> [Instruction]:
Transcribe all the records with complete accuracy.

> [Dataset records]:
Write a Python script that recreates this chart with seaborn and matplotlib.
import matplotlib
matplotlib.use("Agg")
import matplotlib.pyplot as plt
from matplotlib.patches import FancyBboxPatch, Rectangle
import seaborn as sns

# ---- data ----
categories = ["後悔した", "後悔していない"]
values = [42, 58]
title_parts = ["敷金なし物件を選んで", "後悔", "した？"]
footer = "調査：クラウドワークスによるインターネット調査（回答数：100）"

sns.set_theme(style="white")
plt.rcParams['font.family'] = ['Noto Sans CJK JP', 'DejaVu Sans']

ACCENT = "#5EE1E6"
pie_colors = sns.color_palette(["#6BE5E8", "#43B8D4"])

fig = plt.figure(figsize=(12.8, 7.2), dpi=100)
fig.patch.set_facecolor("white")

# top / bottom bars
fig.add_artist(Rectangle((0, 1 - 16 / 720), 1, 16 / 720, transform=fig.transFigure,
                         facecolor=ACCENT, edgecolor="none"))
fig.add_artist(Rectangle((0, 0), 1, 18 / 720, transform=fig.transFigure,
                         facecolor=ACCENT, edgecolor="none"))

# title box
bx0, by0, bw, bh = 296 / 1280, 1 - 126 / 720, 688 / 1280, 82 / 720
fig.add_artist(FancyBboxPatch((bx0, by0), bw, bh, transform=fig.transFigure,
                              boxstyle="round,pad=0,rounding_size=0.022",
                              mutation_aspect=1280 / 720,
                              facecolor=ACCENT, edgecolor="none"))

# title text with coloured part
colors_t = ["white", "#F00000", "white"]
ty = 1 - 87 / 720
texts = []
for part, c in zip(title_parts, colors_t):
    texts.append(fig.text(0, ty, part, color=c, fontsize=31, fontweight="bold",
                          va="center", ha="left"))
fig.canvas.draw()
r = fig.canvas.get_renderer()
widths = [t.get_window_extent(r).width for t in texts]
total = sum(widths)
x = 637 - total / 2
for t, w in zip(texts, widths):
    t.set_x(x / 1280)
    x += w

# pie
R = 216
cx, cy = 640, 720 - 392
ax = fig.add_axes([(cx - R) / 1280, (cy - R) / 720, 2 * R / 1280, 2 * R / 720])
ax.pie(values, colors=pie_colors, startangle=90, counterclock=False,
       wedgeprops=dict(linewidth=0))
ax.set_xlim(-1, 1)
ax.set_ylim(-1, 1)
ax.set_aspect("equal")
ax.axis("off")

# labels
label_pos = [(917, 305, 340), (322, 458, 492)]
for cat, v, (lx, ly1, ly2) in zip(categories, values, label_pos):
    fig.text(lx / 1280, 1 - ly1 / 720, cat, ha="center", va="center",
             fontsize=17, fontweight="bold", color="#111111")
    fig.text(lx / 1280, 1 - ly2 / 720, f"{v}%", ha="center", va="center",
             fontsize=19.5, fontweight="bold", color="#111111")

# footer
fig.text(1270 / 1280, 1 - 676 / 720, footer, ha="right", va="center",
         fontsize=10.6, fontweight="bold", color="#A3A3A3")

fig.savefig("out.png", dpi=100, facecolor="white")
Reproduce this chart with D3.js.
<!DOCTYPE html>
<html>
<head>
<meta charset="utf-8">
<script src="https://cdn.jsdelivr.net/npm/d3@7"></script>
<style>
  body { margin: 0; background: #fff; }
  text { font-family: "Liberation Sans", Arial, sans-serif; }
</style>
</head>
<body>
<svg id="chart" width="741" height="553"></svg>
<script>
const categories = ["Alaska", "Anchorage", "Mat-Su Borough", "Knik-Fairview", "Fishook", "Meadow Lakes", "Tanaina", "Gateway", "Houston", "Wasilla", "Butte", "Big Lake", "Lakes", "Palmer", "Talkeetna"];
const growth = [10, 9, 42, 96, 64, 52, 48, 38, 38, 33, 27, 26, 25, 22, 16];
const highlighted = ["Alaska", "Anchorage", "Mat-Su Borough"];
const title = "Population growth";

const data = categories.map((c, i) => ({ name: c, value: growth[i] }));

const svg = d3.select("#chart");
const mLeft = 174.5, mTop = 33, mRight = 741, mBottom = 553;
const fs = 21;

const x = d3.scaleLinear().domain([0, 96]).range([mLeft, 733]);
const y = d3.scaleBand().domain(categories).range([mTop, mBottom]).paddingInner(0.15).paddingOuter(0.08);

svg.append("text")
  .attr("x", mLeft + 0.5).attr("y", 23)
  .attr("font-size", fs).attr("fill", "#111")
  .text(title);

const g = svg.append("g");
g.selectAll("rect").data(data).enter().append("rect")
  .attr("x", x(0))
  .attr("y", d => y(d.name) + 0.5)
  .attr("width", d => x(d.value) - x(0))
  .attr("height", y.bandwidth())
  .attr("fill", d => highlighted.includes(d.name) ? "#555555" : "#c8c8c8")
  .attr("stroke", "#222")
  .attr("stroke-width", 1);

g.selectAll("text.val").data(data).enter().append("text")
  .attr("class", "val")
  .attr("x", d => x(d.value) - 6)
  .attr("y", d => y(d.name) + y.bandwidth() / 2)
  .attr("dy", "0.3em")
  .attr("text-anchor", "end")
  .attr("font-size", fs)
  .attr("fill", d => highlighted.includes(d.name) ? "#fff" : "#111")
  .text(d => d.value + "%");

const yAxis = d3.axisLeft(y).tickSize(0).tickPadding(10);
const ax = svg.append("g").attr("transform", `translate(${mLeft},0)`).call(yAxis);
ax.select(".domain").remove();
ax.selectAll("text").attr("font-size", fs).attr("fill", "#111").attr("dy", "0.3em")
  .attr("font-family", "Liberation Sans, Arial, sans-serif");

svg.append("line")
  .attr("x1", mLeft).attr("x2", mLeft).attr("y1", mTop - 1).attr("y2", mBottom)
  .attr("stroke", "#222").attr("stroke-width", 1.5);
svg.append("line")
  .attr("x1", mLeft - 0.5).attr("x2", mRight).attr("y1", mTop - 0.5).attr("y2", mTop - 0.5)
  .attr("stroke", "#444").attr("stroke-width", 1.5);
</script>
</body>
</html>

> [Written answer]:
Write a Python script that recreates this chart with seaborn and matplotlib.
import matplotlib
matplotlib.use("Agg")
import matplotlib.pyplot as plt
from matplotlib.patches import FancyBboxPatch, Rectangle
import seaborn as sns

# ---- data ----
categories = ["後悔した", "後悔していない"]
values = [42, 58]
title_parts = ["敷金なし物件を選んで", "後悔", "した？"]
footer = "調査：クラウドワークスによるインターネット調査（回答数：100）"

sns.set_theme(style="white")
plt.rcParams['font.family'] = ['Noto Sans CJK JP', 'DejaVu Sans']

ACCENT = "#5EE1E6"
pie_colors = sns.color_palette(["#6BE5E8", "#43B8D4"])

fig = plt.figure(figsize=(12.8, 7.2), dpi=100)
fig.patch.set_facecolor("white")

# top / bottom bars
fig.add_artist(Rectangle((0, 1 - 16 / 720), 1, 16 / 720, transform=fig.transFigure,
                         facecolor=ACCENT, edgecolor="none"))
fig.add_artist(Rectangle((0, 0), 1, 18 / 720, transform=fig.transFigure,
                         facecolor=ACCENT, edgecolor="none"))

# title box
bx0, by0, bw, bh = 296 / 1280, 1 - 126 / 720, 688 / 1280, 82 / 720
fig.add_artist(FancyBboxPatch((bx0, by0), bw, bh, transform=fig.transFigure,
                              boxstyle="round,pad=0,rounding_size=0.022",
                              mutation_aspect=1280 / 720,
                              facecolor=ACCENT, edgecolor="none"))

# title text with coloured part
colors_t = ["white", "#F00000", "white"]
ty = 1 - 87 / 720
texts = []
for part, c in zip(title_parts, colors_t):
    texts.append(fig.text(0, ty, part, color=c, fontsize=31, fontweight="bold",
                          va="center", ha="left"))
fig.canvas.draw()
r = fig.canvas.get_renderer()
widths = [t.get_window_extent(r).width for t in texts]
total = sum(widths)
x = 637 - total / 2
for t, w in zip(texts, widths):
    t.set_x(x / 1280)
    x += w

# pie
R = 216
cx, cy = 640, 720 - 392
ax = fig.add_axes([(cx - R) / 1280, (cy - R) / 720, 2 * R / 1280, 2 * R / 720])
ax.pie(values, colors=pie_colors, startangle=90, counterclock=False,
       wedgeprops=dict(linewidth=0))
ax.set_xlim(-1, 1)
ax.set_ylim(-1, 1)
ax.set_aspect("equal")
ax.axis("off")

# labels
label_pos = [(917, 305, 340), (322, 458, 492)]
for cat, v, (lx, ly1, ly2) in zip(categories, values, label_pos):
    fig.text(lx / 1280, 1 - ly1 / 720, cat, ha="center", va="center",
             fontsize=17, fontweight="bold", color="#111111")
    fig.text(lx / 1280, 1 - ly2 / 720, f"{v}%", ha="center", va="center",
             fontsize=19.5, fontweight="bold", color="#111111")

# footer
fig.text(1270 / 1280, 1 - 676 / 720, footer, ha="right", va="center",
         fontsize=10.6, fontweight="bold", color="#A3A3A3")

fig.savefig("out.png", dpi=100, facecolor="white")
Reproduce this chart with D3.js.
<!DOCTYPE html>
<html>
<head>
<meta charset="utf-8">
<script src="https://cdn.jsdelivr.net/npm/d3@7"></script>
<style>
  body { margin: 0; background: #fff; }
  text { font-family: "Liberation Sans", Arial, sans-serif; }
</style>
</head>
<body>
<svg id="chart" width="741" height="553"></svg>
<script>
const categories = ["Alaska", "Anchorage", "Mat-Su Borough", "Knik-Fairview", "Fishook", "Meadow Lakes", "Tanaina", "Gateway", "Houston", "Wasilla", "Butte", "Big Lake", "Lakes", "Palmer", "Talkeetna"];
const growth = [10, 9, 42, 96, 64, 52, 48, 38, 38, 33, 27, 26, 25, 22, 16];
const highlighted = ["Alaska", "Anchorage", "Mat-Su Borough"];
const title = "Population growth";

const data = categories.map((c, i) => ({ name: c, value: growth[i] }));

const svg = d3.select("#chart");
const mLeft = 174.5, mTop = 33, mRight = 741, mBottom = 553;
const fs = 21;

const x = d3.scaleLinear().domain([0, 96]).range([mLeft, 733]);
const y = d3.scaleBand().domain(categories).range([mTop, mBottom]).paddingInner(0.15).paddingOuter(0.08);

svg.append("text")
  .attr("x", mLeft + 0.5).attr("y", 23)
  .attr("font-size", fs).attr("fill", "#111")
  .text(title);

const g = svg.append("g");
g.selectAll("rect").data(data).enter().append("rect")
  .attr("x", x(0))
  .attr("y", d => y(d.name) + 0.5)
  .attr("width", d => x(d.value) - x(0))
  .attr("height", y.bandwidth())
  .attr("fill", d => highlighted.includes(d.name) ? "#555555" : "#c8c8c8")
  .attr("stroke", "#222")
  .attr("stroke-width", 1);

g.selectAll("text.val").data(data).enter().append("text")
  .attr("class", "val")
  .attr("x", d => x(d.value) - 6)
  .attr("y", d => y(d.name) + y.bandwidth() / 2)
  .attr("dy", "0.3em")
  .attr("text-anchor", "end")
  .attr("font-size", fs)
  .attr("fill", d => highlighted.includes(d.name) ? "#fff" : "#111")
  .text(d => d.value + "%");

const yAxis = d3.axisLeft(y).tickSize(0).tickPadding(10);
const ax = svg.append("g").attr("transform", `translate(${mLeft},0)`).call(yAxis);
ax.select(".domain").remove();
ax.selectAll("text").attr("font-size", fs).attr("fill", "#111").attr("dy", "0.3em")
  .attr("font-family", "Liberation Sans, Arial, sans-serif");

svg.append("line")
  .attr("x1", mLeft).attr("x2", mLeft).attr("y1", mTop - 1).attr("y2", mBottom)
  .attr("stroke", "#222").attr("stroke-width", 1.5);
svg.append("line")
  .attr("x1", mLeft - 0.5).attr("x2", mRight).attr("y1", mTop - 0.5).attr("y2", mTop - 0.5)
  .attr("stroke", "#444").attr("stroke-width", 1.5);
</script>
</body>
</html>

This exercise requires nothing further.